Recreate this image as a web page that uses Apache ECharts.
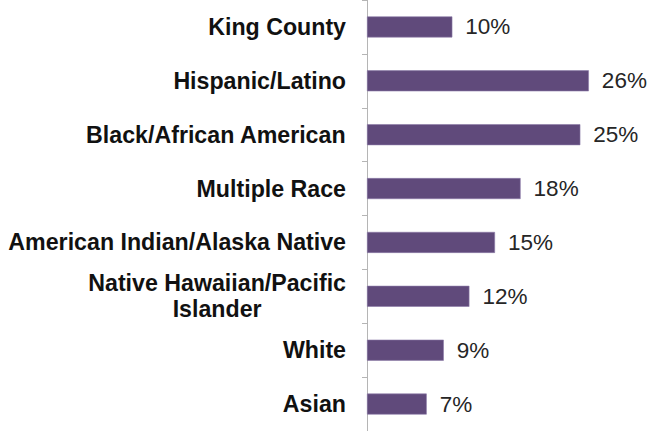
<!DOCTYPE html>
<html>
<head>
<meta charset="utf-8">
<script src="https://cdn.jsdelivr.net/npm/echarts@6/dist/echarts.min.js"></script>
<style>
  html, body { margin: 0; padding: 0; background: #fff; }
  #chart { width: 647px; height: 431px; }
</style>
</head>
<body>
<div id="chart"></div>
<script>
// categories, top to bottom
const groups = [
  'King County',
  'Hispanic/Latino',
  'Black/African American',
  'Multiple Race',
  'American Indian/Alaska Native',
  'Native Hawaiian/Pacific\nIslander',
  'White',
  'Asian'
];
// percent values
const rates = [10, 26, 25, 18, 15, 12, 9, 7];

const chart = echarts.init(document.getElementById('chart'), null, { renderer: 'svg' });

chart.setOption({
  animation: false,
  grid: { left: 367, right: 24, top: -2, bottom: -2 },
  xAxis: {
    type: 'value',
    min: 0,
    max: 30,
    show: false
  },
  yAxis: {
    type: 'category',
    data: groups,
    inverse: true,
    axisLine: { show: true, lineStyle: { color: '#b5b5b5', width: 1 } },
    axisTick: { show: true, length: 5, lineStyle: { color: '#b5b5b5' } },
    axisLabel: {
      margin: 21,
      formatter: (v) => '{c|' + v + '}',
      rich: {
        c: {
          fontFamily: '"Liberation Sans", Arial, sans-serif',
          fontWeight: 'bold',
          fontSize: 23.2,
          lineHeight: 26,
          color: '#111',
          align: 'center'
        }
      }
    }
  },
  series: [{
    type: 'bar',
    data: rates,
    barWidth: 21,
    itemStyle: { color: '#604A7B', borderColor: '#8C7BA8', borderWidth: 0.6 },
    label: {
      show: true,
      position: 'right',
      distance: 13,
      formatter: '{c}%',
      fontFamily: '"Liberation Sans", Arial, sans-serif',
      fontSize: 22.5,
      color: '#262626'
    }
  }]
});
</script>
</body>
</html>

• _WRITTEN INSTRUCTION_
Omit any images, then output the listing exactly.

• _SOLUTION TO THIS EXERCISE_
Recreate this image as a web page that uses Apache ECharts.
<!DOCTYPE html>
<html>
<head>
<meta charset="utf-8">
<script src="https://cdn.jsdelivr.net/npm/echarts@6/dist/echarts.min.js"></script>
<style>
  html, body { margin: 0; padding: 0; background: #fff; }
  #chart { width: 647px; height: 431px; }
</style>
</head>
<body>
<div id="chart"></div>
<script>
// categories, top to bottom
const groups = [
  'King County',
  'Hispanic/Latino',
  'Black/African American',
  'Multiple Race',
  'American Indian/Alaska Native',
  'Native Hawaiian/Pacific\nIslander',
  'White',
  'Asian'
];
// percent values
const rates = [10, 26, 25, 18, 15, 12, 9, 7];

const chart = echarts.init(document.getElementById('chart'), null, { renderer: 'svg' });

chart.setOption({
  animation: false,
  grid: { left: 367, right: 24, top: -2, bottom: -2 },
  xAxis: {
    type: 'value',
    min: 0,
    max: 30,
    show: false
  },
  yAxis: {
    type: 'category',
    data: groups,
    inverse: true,
    axisLine: { show: true, lineStyle: { color: '#b5b5b5', width: 1 } },
    axisTick: { show: true, length: 5, lineStyle: { color: '#b5b5b5' } },
    axisLabel: {
      margin: 21,
      formatter: (v) => '{c|' + v + '}',
      rich: {
        c: {
          fontFamily: '"Liberation Sans", Arial, sans-serif',
          fontWeight: 'bold',
          fontSize: 23.2,
          lineHeight: 26,
          color: '#111',
          align: 'center'
        }
      }
    }
  },
  series: [{
    type: 'bar',
    data: rates,
    barWidth: 21,
    itemStyle: { color: '#604A7B', borderColor: '#8C7BA8', borderWidth: 0.6 },
    label: {
      show: true,
      position: 'right',
      distance: 13,
      formatter: '{c}%',
      fontFamily: '"Liberation Sans", Arial, sans-serif',
      fontSize: 22.5,
      color: '#262626'
    }
  }]
});
</script>
</body>
</html>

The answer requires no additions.